## Extracted records:
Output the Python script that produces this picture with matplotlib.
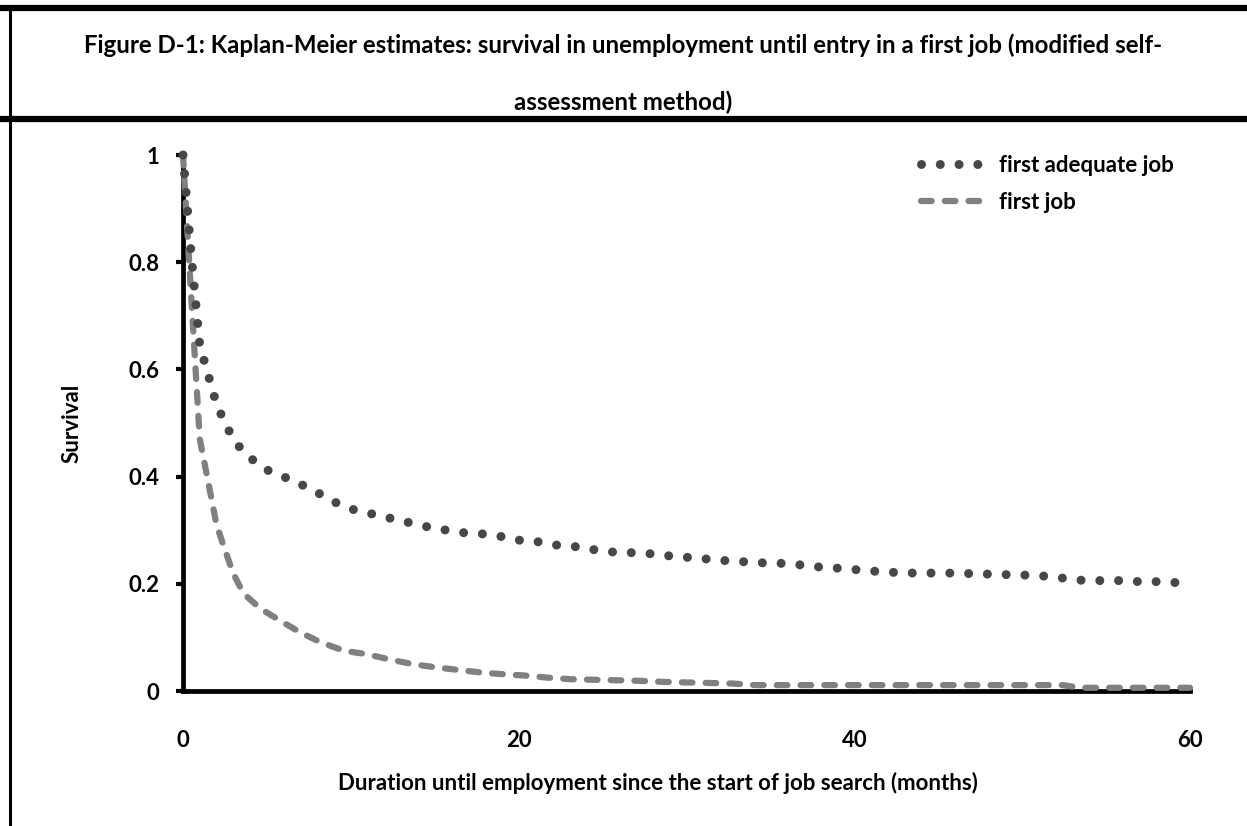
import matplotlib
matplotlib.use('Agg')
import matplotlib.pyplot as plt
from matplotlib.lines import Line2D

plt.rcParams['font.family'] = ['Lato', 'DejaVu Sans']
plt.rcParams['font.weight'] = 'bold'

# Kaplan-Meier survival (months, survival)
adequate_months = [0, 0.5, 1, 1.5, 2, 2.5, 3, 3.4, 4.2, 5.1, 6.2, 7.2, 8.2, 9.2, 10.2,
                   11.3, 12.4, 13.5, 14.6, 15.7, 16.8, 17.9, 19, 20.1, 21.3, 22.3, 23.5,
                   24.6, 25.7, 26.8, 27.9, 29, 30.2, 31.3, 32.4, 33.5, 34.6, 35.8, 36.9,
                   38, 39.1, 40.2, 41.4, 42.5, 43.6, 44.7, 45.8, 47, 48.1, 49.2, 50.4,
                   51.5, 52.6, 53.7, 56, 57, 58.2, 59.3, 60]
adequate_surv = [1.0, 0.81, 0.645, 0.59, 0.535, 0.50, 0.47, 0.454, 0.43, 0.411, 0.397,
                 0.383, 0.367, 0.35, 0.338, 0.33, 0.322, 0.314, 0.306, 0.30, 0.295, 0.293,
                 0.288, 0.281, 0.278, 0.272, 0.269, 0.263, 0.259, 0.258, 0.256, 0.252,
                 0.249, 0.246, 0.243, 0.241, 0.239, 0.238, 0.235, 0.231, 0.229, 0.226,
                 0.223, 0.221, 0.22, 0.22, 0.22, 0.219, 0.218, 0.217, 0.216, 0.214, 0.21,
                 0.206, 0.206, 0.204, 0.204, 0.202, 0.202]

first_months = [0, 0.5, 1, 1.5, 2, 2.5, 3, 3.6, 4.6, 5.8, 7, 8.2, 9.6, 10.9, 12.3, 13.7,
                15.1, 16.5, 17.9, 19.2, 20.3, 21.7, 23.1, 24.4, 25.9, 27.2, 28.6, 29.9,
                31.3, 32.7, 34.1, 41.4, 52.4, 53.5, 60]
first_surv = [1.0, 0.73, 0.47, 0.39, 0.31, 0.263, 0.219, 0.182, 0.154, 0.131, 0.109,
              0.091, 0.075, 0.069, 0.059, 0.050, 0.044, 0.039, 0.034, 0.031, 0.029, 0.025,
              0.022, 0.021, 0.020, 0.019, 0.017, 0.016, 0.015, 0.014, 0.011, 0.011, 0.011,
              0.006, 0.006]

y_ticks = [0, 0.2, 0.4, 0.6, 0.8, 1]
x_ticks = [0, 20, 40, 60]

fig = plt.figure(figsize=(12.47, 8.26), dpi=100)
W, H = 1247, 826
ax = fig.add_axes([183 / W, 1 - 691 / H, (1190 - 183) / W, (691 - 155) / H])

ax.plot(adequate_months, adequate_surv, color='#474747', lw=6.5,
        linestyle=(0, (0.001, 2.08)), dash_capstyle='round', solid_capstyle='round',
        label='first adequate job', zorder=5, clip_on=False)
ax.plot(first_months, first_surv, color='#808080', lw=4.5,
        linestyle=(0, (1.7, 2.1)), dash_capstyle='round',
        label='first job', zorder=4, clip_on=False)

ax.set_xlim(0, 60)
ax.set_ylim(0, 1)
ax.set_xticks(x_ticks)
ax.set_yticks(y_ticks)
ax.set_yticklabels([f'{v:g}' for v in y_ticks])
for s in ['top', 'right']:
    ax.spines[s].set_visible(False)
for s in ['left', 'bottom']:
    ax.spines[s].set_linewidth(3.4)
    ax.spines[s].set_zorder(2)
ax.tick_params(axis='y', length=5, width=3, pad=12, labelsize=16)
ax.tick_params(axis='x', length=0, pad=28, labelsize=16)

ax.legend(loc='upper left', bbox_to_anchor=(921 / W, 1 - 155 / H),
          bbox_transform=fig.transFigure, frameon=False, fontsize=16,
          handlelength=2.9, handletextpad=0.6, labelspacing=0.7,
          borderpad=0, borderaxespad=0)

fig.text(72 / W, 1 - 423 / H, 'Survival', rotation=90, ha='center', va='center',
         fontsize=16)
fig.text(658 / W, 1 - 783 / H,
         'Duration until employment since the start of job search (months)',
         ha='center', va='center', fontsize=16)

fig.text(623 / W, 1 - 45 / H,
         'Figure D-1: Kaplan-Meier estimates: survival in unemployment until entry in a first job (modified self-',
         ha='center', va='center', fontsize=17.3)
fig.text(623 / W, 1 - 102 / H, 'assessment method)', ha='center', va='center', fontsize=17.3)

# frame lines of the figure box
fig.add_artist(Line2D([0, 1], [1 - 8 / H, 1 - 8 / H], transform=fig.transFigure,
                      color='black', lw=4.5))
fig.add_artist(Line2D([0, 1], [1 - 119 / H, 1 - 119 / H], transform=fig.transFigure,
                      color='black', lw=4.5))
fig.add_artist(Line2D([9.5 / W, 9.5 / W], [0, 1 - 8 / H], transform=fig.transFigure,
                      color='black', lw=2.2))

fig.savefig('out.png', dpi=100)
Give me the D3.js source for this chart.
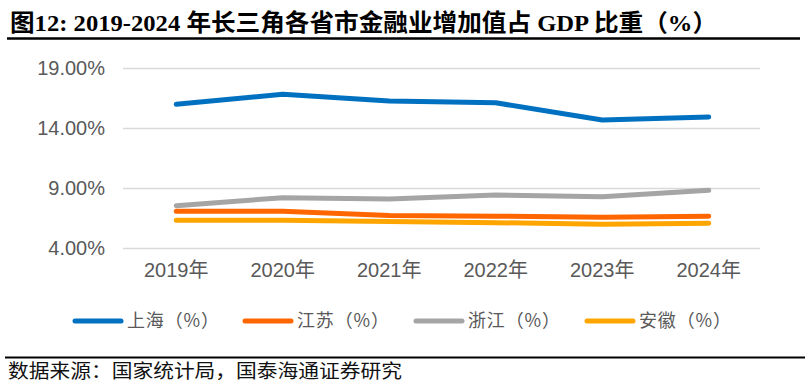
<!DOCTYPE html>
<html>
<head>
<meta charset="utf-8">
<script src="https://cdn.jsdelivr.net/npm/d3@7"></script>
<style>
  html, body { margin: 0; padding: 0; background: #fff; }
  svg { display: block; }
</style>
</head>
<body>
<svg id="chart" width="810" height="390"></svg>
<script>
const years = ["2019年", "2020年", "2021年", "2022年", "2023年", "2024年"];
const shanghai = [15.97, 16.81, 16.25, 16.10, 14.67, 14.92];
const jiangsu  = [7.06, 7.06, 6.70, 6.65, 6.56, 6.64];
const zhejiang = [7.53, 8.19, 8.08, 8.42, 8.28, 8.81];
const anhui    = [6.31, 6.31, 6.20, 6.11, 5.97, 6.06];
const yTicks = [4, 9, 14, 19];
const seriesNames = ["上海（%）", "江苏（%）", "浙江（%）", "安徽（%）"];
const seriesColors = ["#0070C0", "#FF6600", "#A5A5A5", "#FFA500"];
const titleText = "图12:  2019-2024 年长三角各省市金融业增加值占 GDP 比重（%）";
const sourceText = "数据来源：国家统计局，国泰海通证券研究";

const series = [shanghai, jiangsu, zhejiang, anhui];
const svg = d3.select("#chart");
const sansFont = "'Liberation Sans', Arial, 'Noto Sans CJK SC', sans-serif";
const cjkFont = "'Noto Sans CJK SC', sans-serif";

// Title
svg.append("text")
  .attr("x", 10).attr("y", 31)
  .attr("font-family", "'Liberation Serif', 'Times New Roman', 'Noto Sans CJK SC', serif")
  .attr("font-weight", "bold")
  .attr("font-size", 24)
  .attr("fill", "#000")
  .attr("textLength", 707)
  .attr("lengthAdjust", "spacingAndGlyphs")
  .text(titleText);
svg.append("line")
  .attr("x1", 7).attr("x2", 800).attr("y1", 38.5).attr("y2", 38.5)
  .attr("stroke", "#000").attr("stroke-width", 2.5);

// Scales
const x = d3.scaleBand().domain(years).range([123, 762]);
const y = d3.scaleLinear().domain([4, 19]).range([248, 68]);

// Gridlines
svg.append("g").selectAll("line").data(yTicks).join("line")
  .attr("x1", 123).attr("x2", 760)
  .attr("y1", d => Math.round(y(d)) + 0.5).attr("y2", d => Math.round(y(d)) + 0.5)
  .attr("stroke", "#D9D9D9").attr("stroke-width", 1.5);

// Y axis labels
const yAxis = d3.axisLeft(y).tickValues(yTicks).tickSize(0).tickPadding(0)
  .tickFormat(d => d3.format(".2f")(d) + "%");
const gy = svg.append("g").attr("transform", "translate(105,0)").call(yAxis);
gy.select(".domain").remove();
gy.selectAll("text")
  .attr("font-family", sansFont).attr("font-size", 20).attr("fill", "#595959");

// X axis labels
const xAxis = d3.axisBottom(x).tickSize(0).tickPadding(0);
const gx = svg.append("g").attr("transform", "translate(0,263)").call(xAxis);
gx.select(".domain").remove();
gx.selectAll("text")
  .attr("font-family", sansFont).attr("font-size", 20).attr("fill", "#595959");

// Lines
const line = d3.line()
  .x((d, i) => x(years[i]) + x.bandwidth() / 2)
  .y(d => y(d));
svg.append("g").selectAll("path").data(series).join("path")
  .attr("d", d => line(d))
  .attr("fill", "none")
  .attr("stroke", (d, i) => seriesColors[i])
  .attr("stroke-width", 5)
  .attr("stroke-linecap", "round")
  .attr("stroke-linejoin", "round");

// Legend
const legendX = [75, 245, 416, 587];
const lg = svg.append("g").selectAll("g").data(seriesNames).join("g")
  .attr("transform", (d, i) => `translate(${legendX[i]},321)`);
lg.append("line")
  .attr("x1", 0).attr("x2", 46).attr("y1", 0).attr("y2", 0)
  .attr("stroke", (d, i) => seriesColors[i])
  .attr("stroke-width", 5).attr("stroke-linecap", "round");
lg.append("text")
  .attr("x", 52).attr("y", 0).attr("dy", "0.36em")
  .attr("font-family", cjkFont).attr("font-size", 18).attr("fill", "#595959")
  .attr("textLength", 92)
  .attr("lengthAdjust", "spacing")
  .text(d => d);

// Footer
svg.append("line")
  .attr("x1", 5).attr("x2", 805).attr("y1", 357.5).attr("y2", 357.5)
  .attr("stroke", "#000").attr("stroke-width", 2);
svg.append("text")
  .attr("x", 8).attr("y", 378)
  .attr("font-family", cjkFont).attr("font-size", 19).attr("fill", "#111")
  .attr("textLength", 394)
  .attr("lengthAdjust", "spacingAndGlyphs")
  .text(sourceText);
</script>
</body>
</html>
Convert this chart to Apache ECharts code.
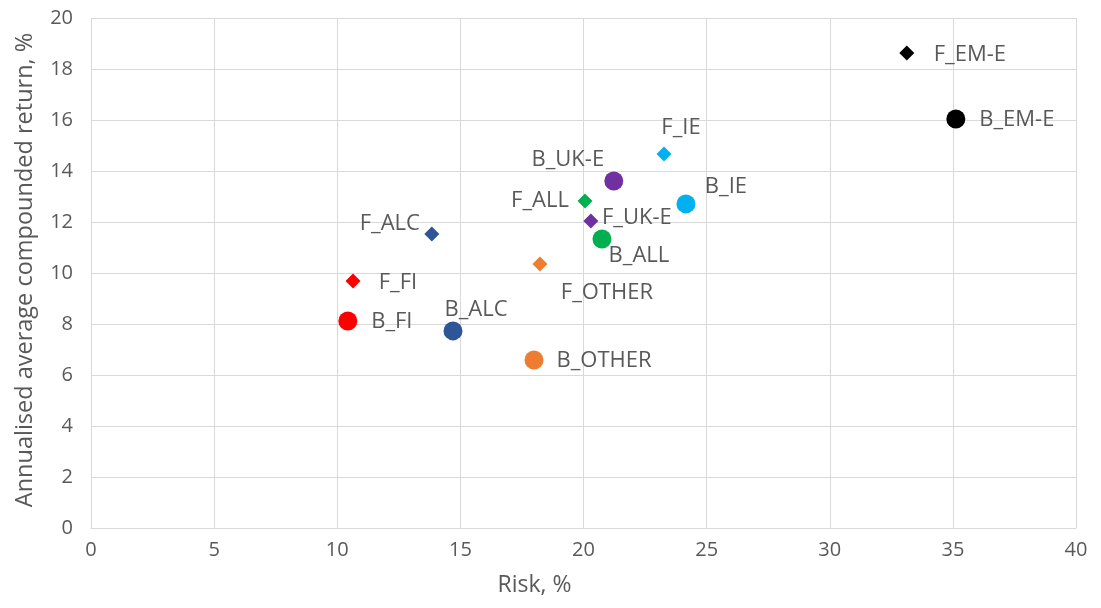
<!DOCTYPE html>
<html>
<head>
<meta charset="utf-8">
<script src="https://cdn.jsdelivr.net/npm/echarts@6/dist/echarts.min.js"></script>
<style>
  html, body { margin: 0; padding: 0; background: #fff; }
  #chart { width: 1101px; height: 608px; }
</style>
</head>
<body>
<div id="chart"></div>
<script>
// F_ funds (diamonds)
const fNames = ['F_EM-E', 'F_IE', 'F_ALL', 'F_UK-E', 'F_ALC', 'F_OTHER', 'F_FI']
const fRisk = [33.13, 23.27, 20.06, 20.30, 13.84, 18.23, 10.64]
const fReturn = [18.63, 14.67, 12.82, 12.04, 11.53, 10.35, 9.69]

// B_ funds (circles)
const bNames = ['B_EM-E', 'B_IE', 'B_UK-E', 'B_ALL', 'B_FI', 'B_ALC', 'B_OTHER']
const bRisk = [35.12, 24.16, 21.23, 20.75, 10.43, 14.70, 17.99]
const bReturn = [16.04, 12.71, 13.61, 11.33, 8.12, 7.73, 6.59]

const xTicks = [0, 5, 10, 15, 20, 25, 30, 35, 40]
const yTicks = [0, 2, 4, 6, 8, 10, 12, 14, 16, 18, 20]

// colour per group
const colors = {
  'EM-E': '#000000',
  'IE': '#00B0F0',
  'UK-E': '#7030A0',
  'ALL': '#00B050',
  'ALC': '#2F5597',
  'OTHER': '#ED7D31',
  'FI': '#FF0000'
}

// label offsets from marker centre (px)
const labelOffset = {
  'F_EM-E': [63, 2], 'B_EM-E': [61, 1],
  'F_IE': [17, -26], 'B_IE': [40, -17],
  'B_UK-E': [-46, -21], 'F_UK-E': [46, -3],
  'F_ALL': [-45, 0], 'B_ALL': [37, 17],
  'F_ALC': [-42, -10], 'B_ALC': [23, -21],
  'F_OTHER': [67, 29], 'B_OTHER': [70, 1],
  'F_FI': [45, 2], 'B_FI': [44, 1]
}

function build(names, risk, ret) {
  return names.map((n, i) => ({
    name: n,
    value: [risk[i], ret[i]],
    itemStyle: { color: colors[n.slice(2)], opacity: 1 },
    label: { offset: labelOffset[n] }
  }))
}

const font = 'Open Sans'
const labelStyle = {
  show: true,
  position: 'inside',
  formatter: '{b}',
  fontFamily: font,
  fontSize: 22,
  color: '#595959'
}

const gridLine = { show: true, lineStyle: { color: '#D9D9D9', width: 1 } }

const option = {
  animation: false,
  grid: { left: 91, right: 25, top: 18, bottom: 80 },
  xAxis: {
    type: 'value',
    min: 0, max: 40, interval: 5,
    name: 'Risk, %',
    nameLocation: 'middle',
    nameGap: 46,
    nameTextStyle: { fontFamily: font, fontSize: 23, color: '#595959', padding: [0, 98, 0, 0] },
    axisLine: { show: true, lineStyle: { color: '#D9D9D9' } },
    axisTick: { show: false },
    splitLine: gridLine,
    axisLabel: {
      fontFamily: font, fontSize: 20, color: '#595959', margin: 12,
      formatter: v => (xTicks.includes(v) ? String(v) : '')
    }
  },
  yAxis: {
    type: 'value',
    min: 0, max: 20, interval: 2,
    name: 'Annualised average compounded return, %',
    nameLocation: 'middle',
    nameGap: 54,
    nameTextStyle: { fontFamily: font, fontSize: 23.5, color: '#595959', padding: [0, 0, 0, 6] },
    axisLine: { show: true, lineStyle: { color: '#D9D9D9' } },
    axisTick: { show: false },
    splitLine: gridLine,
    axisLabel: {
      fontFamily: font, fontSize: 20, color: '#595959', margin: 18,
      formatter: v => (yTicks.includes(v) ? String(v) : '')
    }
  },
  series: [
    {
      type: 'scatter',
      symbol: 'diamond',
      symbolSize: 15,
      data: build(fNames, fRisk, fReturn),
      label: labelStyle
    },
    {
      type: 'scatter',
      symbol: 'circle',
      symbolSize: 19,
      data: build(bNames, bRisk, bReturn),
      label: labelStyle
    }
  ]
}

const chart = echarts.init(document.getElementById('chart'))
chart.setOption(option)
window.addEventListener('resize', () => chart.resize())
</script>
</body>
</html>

## Set problem:
Extract the lines exactly, please: the first line of the listing, the line with "plt.rcParams['font.weight'] = 'bold'", and every line between them, but no pictures.

## Solution to the exercise:
Output the Python script that produces this picture with matplotlib.
import matplotlib
matplotlib.use('Agg')
import matplotlib.pyplot as plt
from matplotlib.lines import Line2D

plt.rcParams['font.family'] = ['Lato', 'DejaVu Sans']
plt.rcParams['font.weight'] = 'bold'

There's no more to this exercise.